This has profoundly affected the political culture. We’ve lived through regime after regime, since at least the 1930s, in which the word freedom has been a rhetorical principle only, even as each new regime has taken away ever more freedom.

Now we have a president who doesn’t even bother to pay lip service to the idea of freedom. In fact, I don’t think that the idea has occurred to Obama at all. If the idea of freedom has occurred to him, he must have rejected it as dangerous, or unfair, or unequal, or irresponsible, or something along those lines.

To him, and to many Americans, the goal of government is to be an extension of the personal values of those in charge. I saw a speech in which Obama was making a pitch for national service, the ghastly idea that government should steal 2 years of every young person's life for slave labor and to inculcate loyalty to leviathan, with no concerns about setting back a young person’s professional and personal life.

How did Obama justify his support of this idea? He said that when he was a young man, he learned important values from his period of community service. It helped form him and shape him. It helped him understand the troubles of others and think outside his own narrow experience.

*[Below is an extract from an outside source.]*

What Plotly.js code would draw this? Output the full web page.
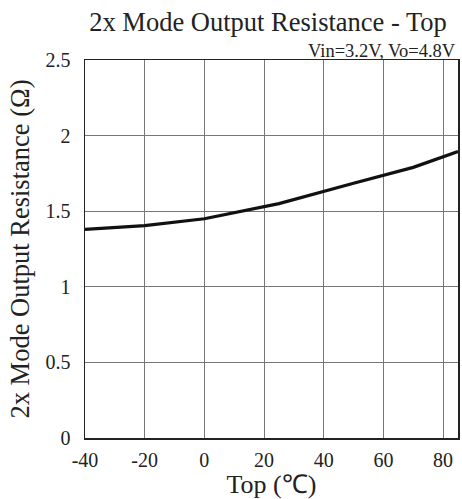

Well, I’m happy for him. But he chose this path voluntarily. It is a gigantic leap to go from personal experience to forcing a vicious national plan on the entire country. His presumption here is really taken from the playbook of the totalitarian state: the father-leader will guide his children-citizens in the paths of righteousness, so that they all will become god like the leader himself.

To me, this comment illustrates one of two things. It could show that Obama is a potential dictator in the mold of Stalin, Hitler, and Mao, for the presumptions he puts on exhibit here are just as frightening as any imagined by the worst tyrants in human history. Or, more plausibly, it may be an illustration of Hannah Arendt’s view that totalitarianism is merely an application of the principle of the “banality of evil.”

With this phrase, Arendt meant to draw attention to how people misunderstand the origin and nature of evil regimes. Evil regimes are not always the product of fanatics, paranoids, and sociopaths, though, of course, power breeds fanaticism, paranoia, and sociopathology. Instead, the total state can be built by ordinary people who accept a wrong premise concerning the role of the state in society.

If the role of the state is to ferret out evil thoughts and bad ideas, it must necessarily become totalitarian. If the goal of the state is that all citizens must come to hold the same values as the great leader, whether economic, moral, or cultural, the state must necessarily become totalitarian. If the people are led to believe that scarce resources are best channeled in a direction that producers and consumers would not choose on their own, the result must necessarily be central planning.

via The Misesian Vision by Llewellyn H. Rockwell, Jr..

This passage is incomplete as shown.